His "control tower" was a wheelbarrow on which he mounted a beach umbrella for the summer heat. In it he carried a beach chair, his lunch, water, a note pad and a pair of signal flags to direct the aircraft either to 'GO' or 'HOLD'. In the winters, he wore a padded flying suit to keep warm out on the field.
However, with improvements in airplanes from Orville and Willbur Wright's first flight in 1903 to the dawn of Jet Age in 1930 and supersonic aircrafts in 1968 , lot of newer gadgets came into being to ease Air Traffic Control.
It started with humble introduction of Light Beacons. In 1921, the US Army deployed rotating beacons in a line between Columbus and Dayton, Ohio, a distance of about 80 miles.
The beacons, visible to pilots at 10-second intervals, made it possible to fly the route at night. The US Post Office took over the operation of the guidance system the following year, and by the end of 1923 constructed similar beacons between Chicago and Cheyenne, WY, a line later extended coast-to-coast .
Another development of enormous importance to aviation was radio. Aviation and radio developed almost in lock step. Marconi sent his first message across the Atlantic on the airways just two years before the Wright Brothers' first flight at Kitty Hawk. By World War I, some pilots were taking radios up in the air with them so they could communicate with people on the ground.
The airlines followed suit after the war, using radio to transmit weather information from the ground to their pilots so they could avoid storms.
Perhaps an even bigger development, however, was the realization that radio could be used as an aid to navigation when visibility was poor and visual navigation aids such as beacons were useless.

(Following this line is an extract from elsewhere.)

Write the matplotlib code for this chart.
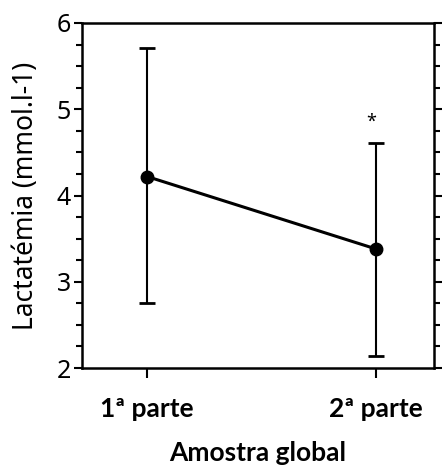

Once technical bugs were worked out, the US Department of Commerce constructed 83 radio beacons across the USA. They became fully operational in 1932, automatically transmitting directional beams, or tracks, that pilots could follow to their destination. Marker beacons came next, allowing pilots to locate airports in poor visibility. These beacons in the form of NDB and VOR provide the homing and holding facility to the aircraft.
In the beginning the cockpit crew had only one reliance for landing an aircraft. to lookout for the runway and make approach for landing keeping Runway in view. Continued progression in the electronics, gifted the aviation industry with what can be termed as additional pair of eyes for the cockpit crew to be used when it is dark, foggy or otherwise a situation when visual reference may not be possible.

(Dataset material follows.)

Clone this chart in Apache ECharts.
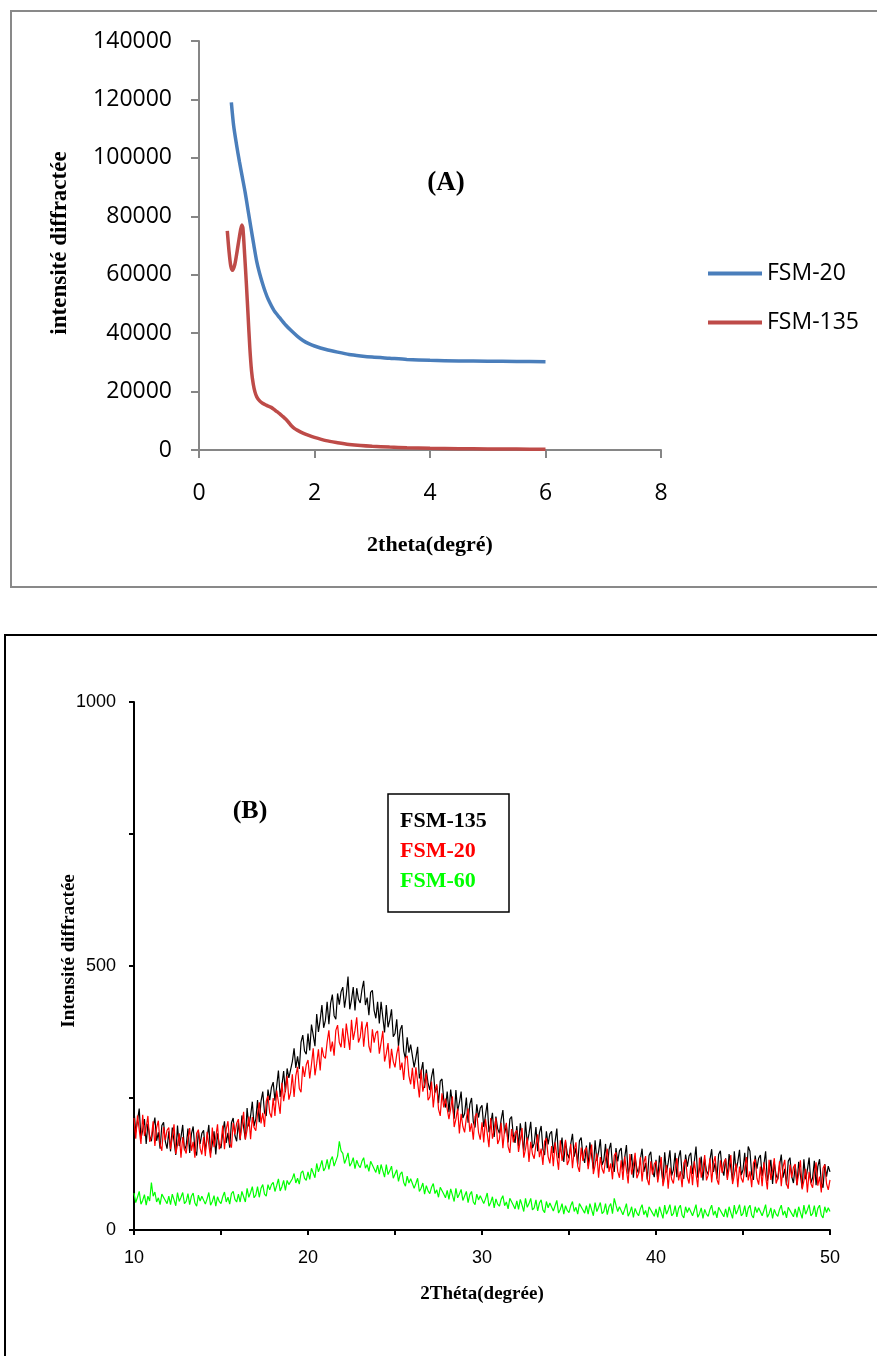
<!DOCTYPE html>
<html>
<head>
<meta charset="utf-8">
<script src="https://cdn.jsdelivr.net/npm/echarts@6/dist/echarts.min.js"></script>
<style>
html,body{margin:0;padding:0;background:#fff;}
#chart{width:877px;height:1356px;}
</style>
</head>
<body>
<div id="chart"></div>
<script>
// ---------- Chart (A) data ----------
const a_fsm20_x = [0.56,0.6,0.65,0.7,0.75,0.8,0.85,0.9,0.95,1.0,1.05,1.1,1.15,1.2,1.3,1.4,1.5,1.6,1.7,1.8,1.9,2.0,2.2,2.4,2.6,2.8,3.0,3.3,3.6,4.0,4.5,5.0,5.5,6.0];
const a_fsm20_y = [119000,111000,104500,98700,93400,88100,82000,76000,70100,64500,60400,57000,54000,51500,47700,45200,42800,40800,39000,37500,36400,35600,34400,33500,32700,32200,31800,31400,31000,30700,30500,30400,30300,30200];
const a_fsm135_x = [0.49,0.52,0.55,0.58,0.62,0.66,0.7,0.74,0.76,0.79,0.82,0.85,0.88,0.91,0.94,0.97,1.0,1.05,1.1,1.15,1.2,1.25,1.3,1.35,1.4,1.45,1.5,1.55,1.6,1.65,1.7,1.8,1.9,2.0,2.2,2.4,2.6,2.8,3.0,3.3,3.6,4.0,4.5,5.0,5.5,6.0];
const a_fsm135_y = [75000,68000,63000,61500,63500,68000,73000,77000,76000,67000,57000,46000,35000,27000,22500,19800,18200,16800,16000,15500,15000,14600,13900,13100,12400,11500,10600,9500,8300,7400,6800,5800,5000,4300,3200,2500,1900,1500,1250,1000,800,600,450,350,300,250];
const a_xTicks = {min:0, max:8, interval:2};
const a_yTicks = {min:0, max:140000, interval:20000};
const a_legend = ['FSM-20','FSM-135'];

// ---------- Chart (B) data : 2theta from 10 to 50, step 0.1 ----------
const b_start = 10, b_step = 0.1;
const b_fsm135 = [
227,185,207,230,173,189,210,163,201,178,
168,195,213,169,185,154,198,204,168,154,
187,149,194,168,142,198,159,176,199,151,
160,192,146,182,196,152,141,187,163,183,
189,150,174,199,145,163,187,143,183,162,
155,185,206,165,184,156,203,212,179,168,
204,170,217,195,172,231,196,216,243,197,
210,246,204,244,262,222,216,266,246,270,
280,245,272,302,252,274,301,261,306,288,
285,319,344,307,329,305,356,369,339,333,
372,340,389,369,348,409,375,398,426,383,
397,432,390,429,446,406,399,448,427,451,
460,421,445,480,418,436,460,416,458,437,
430,455,472,426,440,407,450,454,416,401,
432,391,432,403,374,426,384,398,418,366,
372,399,348,379,388,339,324,365,336,351,
352,308,326,347,287,300,318,269,304,278,
265,290,306,260,273,240,282,286,247,232,
262,223,266,238,211,265,225,241,262,212,
220,251,203,238,250,205,194,238,213,231,
236,195,217,241,185,201,222,176,215,192,
183,209,227,183,198,166,210,215,179,165,
197,159,202,176,150,205,165,182,205,155,
164,195,149,184,197,153,142,187,162,182,
187,146,168,192,136,153,175,129,168,145,
136,163,182,139,155,124,169,175,140,127,
160,122,166,141,115,170,131,148,172,123,
132,163,117,152,165,121,110,155,130,150,
155,114,137,161,106,122,144,99,138,116,
107,134,154,110,127,96,141,148,112,100,
133,96,141,116,91,147,109,127,151,103,
114,146,100,137,151,107,97,143,120,140,
146,106,129,158,99,116,139,94,134,112,
105,133,153,110,127,97,143,150,115,103,
136,99,144,118,93,149,111,129,152,104,
114,146,100,158,149,105,95,141,116,136,
142,102,124,149,93,110,133,87,127,104,
96,123,143,99,116,85,130,137,101,89,
122,85,129,104,79,134,96,114,137,89,
99,131,85,120,134,90,80,125,101,121,
110];
const b_fsm20 = [
212,173,217,190,163,218,178,194,216,167,
175,206,159,194,207,162,150,195,170,189,
194,153,176,200,144,161,183,137,176,154,
145,173,193,150,167,137,183,190,155,143,
176,140,186,161,137,194,157,176,200,153,
164,198,153,191,206,164,156,203,181,202,
210,172,197,224,171,190,215,172,214,194,
188,219,242,202,222,195,244,254,222,213,
250,216,264,242,220,279,244,265,292,247,
260,295,252,292,309,268,261,310,290,313,
322,287,314,344,293,315,342,302,346,329,
325,356,378,338,357,330,378,388,355,346,
382,345,391,366,341,398,360,378,403,355,
365,395,347,382,394,348,336,380,355,373,
377,334,355,377,319,334,354,306,343,319,
308,333,349,303,317,284,326,330,292,276,
307,267,308,280,251,304,262,277,297,246,
252,281,232,265,276,229,216,259,232,249,
252,210,230,253,195,210,230,183,220,196,
185,212,230,186,202,171,215,221,185,171,
204,166,210,183,157,212,173,190,212,163,
172,203,155,190,203,158,146,191,166,184,
189,148,170,193,137,153,175,129,167,144,
135,162,181,138,154,123,168,174,139,126,
159,121,166,140,114,170,131,148,171,123,
132,163,117,152,166,121,110,156,131,151,
156,115,138,162,106,123,145,99,138,116,
107,134,154,110,126,96,141,147,111,99,
132,95,139,114,88,144,105,123,146,98,
107,138,92,127,140,96,85,130,105,125,
130,90,113,138,83,100,123,78,118,96,
88,116,136,94,111,81,127,134,100,88,
122,85,130,106,81,137,99,117,142,94,
104,136,90,126,140,96,86,132,108,128,
135,95,117,142,87,104,126,81,120,98,
90,118,138,94,111,81,127,134,98,86,
120,83,128,102,77,133,95,113,136,88,
98,130,83,119,133,88,78,124,99,119,
125,85,107,132,77,93,116,71,110,88,
80,108,128,84,101,71,117,124,88,76,
95];
const b_fsm60 = [
70,52,62,73,49,56,67,47,64,55,
90,64,72,53,61,48,68,71,56,50,
64,48,68,57,46,71,54,62,71,50,
54,69,48,64,70,51,45,66,55,64,
67,49,59,71,47,54,65,45,63,54,
50,63,72,53,62,49,69,73,58,53,
68,53,73,63,53,79,62,71,82,61,
66,82,62,79,86,68,64,86,76,86,
90,73,84,97,74,82,94,75,94,86,
83,97,107,89,98,87,108,112,98,94,
110,96,117,108,99,126,110,120,132,112,
118,134,115,132,139,121,118,140,168,150,
145,126,135,146,121,127,137,116,132,123,
118,130,137,117,124,111,130,132,116,109,
123,106,124,112,100,124,105,112,121,98,
101,114,92,106,110,90,83,102,89,97,
98,79,88,98,73,79,89,68,84,74,
69,81,88,69,76,62,81,83,68,61,
75,58,78,66,54,79,61,68,77,56,
59,73,52,67,73,53,48,68,57,65,
68,50,59,70,45,52,63,42,59,49,
45,58,65,46,53,40,60,62,47,40,
55,39,58,47,35,60,43,50,60,38,
42,57,36,51,57,38,33,54,42,51,
54,36,46,56,32,39,50,30,46,37,
33,46,54,35,43,30,50,53,38,32,
46,30,50,38,27,52,35,43,52,31,
35,50,29,44,50,31,60,47,35,44,
47,29,39,50,26,33,44,24,41,32,
27,40,48,29,37,24,44,47,32,26,
40,24,44,33,22,47,30,38,48,27,
31,46,25,41,47,28,23,44,33,42,
45,27,37,48,24,31,42,22,39,30,
26,39,47,28,36,23,43,46,31,25,
40,24,44,33,22,47,30,38,48,27,
31,46,25,41,47,28,23,44,33,42,
45,27,37,48,24,31,42,22,39,30,
26,39,47,28,36,23,43,46,31,25,
40,24,44,33,22,47,30,38,48,27,
31,46,25,41,47,28,23,44,33,42,
35];
const b_xTicks = {min:10, max:50, interval:5};
const b_yTicks = {min:0, max:1000, interval:250};
const b_legend = [
  {name:'FSM-135', color:'#000000'},
  {name:'FSM-20', color:'#ff0000'},
  {name:'FSM-60', color:'#00ff00'}
];

// ---------- build ----------
function pairs(xs, ys){ return ys.map((v,i)=>[xs[i], v]); }
function pairsStep(ys){ return ys.map((v,i)=>[+(b_start + i*b_step).toFixed(2), v]); }

const serif = '"Liberation Serif", "Times New Roman", serif';
const sansA = '"Open Sans", sans-serif';
const sansB = '"Liberation Sans", Arial, sans-serif';

const chart = echarts.init(document.getElementById('chart'), null, {renderer:'canvas'});

const legendBGraphics = b_legend.map((it, i) => ({
  type:'text', left: 400, top: 810 + i*30,
  style:{text: it.name, fill: it.color, font: 'bold 22px ' + serif}
}));

chart.setOption({
  animation:false,
  backgroundColor:'#ffffff',
  grid:[
    {left:199, top:41, width:462, height:409, containLabel:false},
    {left:134, top:702, width:696, height:528, containLabel:false}
  ],
  xAxis:[
    {gridIndex:0, type:'value', min:a_xTicks.min, max:a_xTicks.max, interval:a_xTicks.interval,
     axisLine:{show:true, onZero:false, lineStyle:{color:'#868686', width:2}},
     axisTick:{show:true, inside:false, length:8, lineStyle:{color:'#868686', width:2}},
     axisLabel:{color:'#000', fontSize:23, fontFamily:sansA, margin:32, formatter: v => String(v)},
     splitLine:{show:false}},
    {gridIndex:1, type:'value', min:b_xTicks.min, max:b_xTicks.max, interval:b_xTicks.interval,
     axisLine:{show:true, onZero:false, lineStyle:{color:'#000', width:2}},
     axisTick:{show:true, inside:false, length:5, lineStyle:{color:'#000', width:2}},
     axisLabel:{color:'#000', fontSize:18, fontFamily:sansB, margin:19,
       formatter: v => (v % 10 === 0 ? String(v) : '')},
     splitLine:{show:false}}
  ],
  yAxis:[
    {gridIndex:0, type:'value', min:a_yTicks.min, max:a_yTicks.max, interval:a_yTicks.interval,
     axisLine:{show:true, onZero:false, lineStyle:{color:'#868686', width:2}},
     axisTick:{show:true, inside:false, length:8, lineStyle:{color:'#868686', width:2}},
     axisLabel:{color:'#000', fontSize:23, fontFamily:sansA, margin:27, formatter: v => String(v)},
     splitLine:{show:false}},
    {gridIndex:1, type:'value', min:b_yTicks.min, max:b_yTicks.max, interval:b_yTicks.interval,
     axisLine:{show:true, onZero:false, lineStyle:{color:'#000', width:2}},
     axisTick:{show:true, inside:false, length:5, lineStyle:{color:'#000', width:2}},
     axisLabel:{color:'#000', fontSize:18, fontFamily:sansB, margin:18,
       formatter: v => (v % 500 === 0 ? String(v) : '')},
     splitLine:{show:false}}
  ],
  legend:{
    data:a_legend, orient:'vertical', left:708, top:262, padding:0,
    icon:'rect', itemWidth:54, itemHeight:4, itemGap:26,
    textStyle:{color:'#000', fontSize:23, fontFamily:sansA, padding:[0,0,0,0]},
    selectedMode:false
  },
  series:[
    {name:'FSM-20', type:'line', xAxisIndex:0, yAxisIndex:0, data:pairs(a_fsm20_x, a_fsm20_y),
     showSymbol:false, smooth:0.25, lineStyle:{color:'#4a7ebb', width:3.5}, itemStyle:{color:'#4a7ebb'}},
    {name:'FSM-135', type:'line', xAxisIndex:0, yAxisIndex:0, data:pairs(a_fsm135_x, a_fsm135_y),
     showSymbol:false, smooth:0.25, lineStyle:{color:'#be4b48', width:3.5}, itemStyle:{color:'#be4b48'}},
    {name:'FSM-60', id:'b60', type:'line', xAxisIndex:1, yAxisIndex:1, data:pairsStep(b_fsm60),
     showSymbol:false, lineStyle:{color:'#00ff00', width:1.2}, itemStyle:{color:'#00ff00'}},
    {name:'FSM-135', id:'b135', type:'line', xAxisIndex:1, yAxisIndex:1, data:pairsStep(b_fsm135),
     showSymbol:false, lineStyle:{color:'#000000', width:1.2}, itemStyle:{color:'#000000'}},
    {name:'FSM-20', id:'b20', type:'line', xAxisIndex:1, yAxisIndex:1, data:pairsStep(b_fsm20),
     showSymbol:false, lineStyle:{color:'#ff0000', width:1.2}, itemStyle:{color:'#ff0000'}}
  ],
  graphic:[
    {type:'rect', shape:{x:11, y:11, width:900, height:576}, style:{fill:'none', stroke:'#898989', lineWidth:2}, silent:true},
    {type:'rect', shape:{x:5, y:635, width:900, height:800}, style:{fill:'none', stroke:'#000', lineWidth:2}, silent:true},
    {type:'text', x:60, y:243, rotation:Math.PI/2,
     style:{text:'intensité diffractée', font:'bold 23px ' + serif, fill:'#000', textAlign:'center', textVerticalAlign:'middle'}},
    {type:'text', x:430, y:545,
     style:{text:'2theta(degré)', font:'bold 22px ' + serif, fill:'#000', textAlign:'center', textVerticalAlign:'middle'}},
    {type:'text', x:446, y:183,
     style:{text:'(A)', font:'bold 27px ' + serif, fill:'#000', textAlign:'center', textVerticalAlign:'middle'}},
    {type:'text', x:69, y:951, rotation:Math.PI/2,
     style:{text:'Intensité diffractée', font:'bold 19px ' + serif, fill:'#000', textAlign:'center', textVerticalAlign:'middle'}},
    {type:'text', x:482, y:1294,
     style:{text:'2Théta(degrée)', font:'bold 19px ' + serif, fill:'#000', textAlign:'center', textVerticalAlign:'middle'}},
    {type:'text', x:250, y:811,
     style:{text:'(B)', font:'bold 26px ' + serif, fill:'#000', textAlign:'center', textVerticalAlign:'middle'}},
    {type:'rect', shape:{x:388, y:794, width:121, height:118}, style:{fill:'#fff', stroke:'#000', lineWidth:1.5}, silent:true},
    ...legendBGraphics
  ]
});
</script>
</body>
</html>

These are Precision Approach facilities, like PAR, ILS and MLS. PAR (Precision Approach Radar) had two Radar antennas one in vertical plane other in horizontal plane to give a continued picture of an aircraft in the approach path, indicating position of aircraft with reference to centerline of runway and its descent profile. However it needed a controller to give a running commentary to the pilot about his position with regard to runway, and was dependent on many things between pilot and his aircraft. That is, the Radar Equipment, the controller on ground using this Radar, Radio communication between aircraft and controller, pilot's more pressing need to attend to aircraft rather than to the rattling by the controller. All these were the drawbacks of PAR. however it gat replaced with ILS and MLS soon enough.

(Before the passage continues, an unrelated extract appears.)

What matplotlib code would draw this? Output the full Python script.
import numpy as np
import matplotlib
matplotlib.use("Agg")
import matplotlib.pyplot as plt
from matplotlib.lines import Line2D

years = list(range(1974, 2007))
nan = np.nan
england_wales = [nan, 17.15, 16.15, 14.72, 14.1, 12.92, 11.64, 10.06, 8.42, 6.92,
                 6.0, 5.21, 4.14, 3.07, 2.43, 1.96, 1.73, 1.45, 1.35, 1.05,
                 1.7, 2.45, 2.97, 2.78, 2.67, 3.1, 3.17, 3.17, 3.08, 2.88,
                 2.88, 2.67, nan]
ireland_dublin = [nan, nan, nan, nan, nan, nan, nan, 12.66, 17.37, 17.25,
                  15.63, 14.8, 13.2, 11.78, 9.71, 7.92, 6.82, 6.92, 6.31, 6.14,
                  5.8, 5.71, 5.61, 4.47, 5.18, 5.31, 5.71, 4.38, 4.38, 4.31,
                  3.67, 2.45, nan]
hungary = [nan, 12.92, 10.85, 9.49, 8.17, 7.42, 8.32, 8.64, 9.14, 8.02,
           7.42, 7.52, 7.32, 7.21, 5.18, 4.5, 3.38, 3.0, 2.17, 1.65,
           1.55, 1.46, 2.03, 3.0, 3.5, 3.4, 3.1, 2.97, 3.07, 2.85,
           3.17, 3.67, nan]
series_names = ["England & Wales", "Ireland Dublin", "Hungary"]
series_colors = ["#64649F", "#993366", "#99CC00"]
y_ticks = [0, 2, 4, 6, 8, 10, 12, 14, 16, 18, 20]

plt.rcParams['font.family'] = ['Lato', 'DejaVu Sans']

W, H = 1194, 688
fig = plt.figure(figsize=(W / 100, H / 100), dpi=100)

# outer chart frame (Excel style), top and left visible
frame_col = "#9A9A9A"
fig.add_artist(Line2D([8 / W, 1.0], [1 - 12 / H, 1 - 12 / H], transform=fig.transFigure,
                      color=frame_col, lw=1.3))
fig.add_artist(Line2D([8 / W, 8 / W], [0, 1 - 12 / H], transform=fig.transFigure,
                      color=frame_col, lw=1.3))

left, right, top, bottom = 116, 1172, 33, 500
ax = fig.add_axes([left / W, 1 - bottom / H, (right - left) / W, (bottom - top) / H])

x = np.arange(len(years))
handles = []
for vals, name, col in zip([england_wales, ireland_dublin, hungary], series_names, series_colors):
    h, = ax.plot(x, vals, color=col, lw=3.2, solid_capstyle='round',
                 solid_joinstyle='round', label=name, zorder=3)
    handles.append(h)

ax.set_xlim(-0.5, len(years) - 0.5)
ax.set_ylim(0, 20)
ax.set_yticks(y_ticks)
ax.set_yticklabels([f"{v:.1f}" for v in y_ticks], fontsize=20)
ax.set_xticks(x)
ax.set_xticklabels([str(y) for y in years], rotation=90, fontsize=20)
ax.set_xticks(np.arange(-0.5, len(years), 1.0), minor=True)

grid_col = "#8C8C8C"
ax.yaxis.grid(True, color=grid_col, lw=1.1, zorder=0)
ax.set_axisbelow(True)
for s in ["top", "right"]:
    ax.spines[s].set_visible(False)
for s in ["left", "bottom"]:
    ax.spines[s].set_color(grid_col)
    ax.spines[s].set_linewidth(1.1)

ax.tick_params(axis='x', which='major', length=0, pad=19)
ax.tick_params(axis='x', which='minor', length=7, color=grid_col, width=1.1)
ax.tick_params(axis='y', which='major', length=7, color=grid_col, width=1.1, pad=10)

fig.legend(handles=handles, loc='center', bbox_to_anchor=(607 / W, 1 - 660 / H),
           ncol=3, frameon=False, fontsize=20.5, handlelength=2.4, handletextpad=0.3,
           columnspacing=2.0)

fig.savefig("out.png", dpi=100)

ILS and MLS are essentially close to each other with exception of MLS being superior over ILS and is some conditions an option available when ILs can not be used. However both these are Pilot interpreted precision approach facilities. Meaning thereby these systems do not need a controller to give any rattling any more. The Equipment consists of two antenna transmitting radio beams in horizontal and vertical plane. An onboard radio receiver installed in the cockpit gives indication to the pilot about his position with reference to runway. This equipment follows the normal principle of cockpit instruments, follow the needle, that is if needle is down - go down, if needle is left - go left.
RADAR
A technological development with a much greater impact on the world war's outcome (and later on commercial aviation) was radar. British scientists had been working on a device that could give them early warning of approaching enemy aircraft even before the war began, and by 1940 Britain had a line of radar transceivers along its east coast that could detect German aircraft the moment they took off from the Continent.
Introduction of Radar in the air traffic control has definitely eased the job of Controllers as well as Pilot. These equipments with ultra modern technology now available, provide a controller with a three dimensional picture, and also gives predicted course, traffic convergence warning etc. Though not many nations have so far completed the installation of Radar System that will cover all of the airspace under their respective jurisdiction, the ultimate goal, under FANS project (Future Air Navigation System) is to give a global surveillance system by use of composite radar system and satellite tracking system.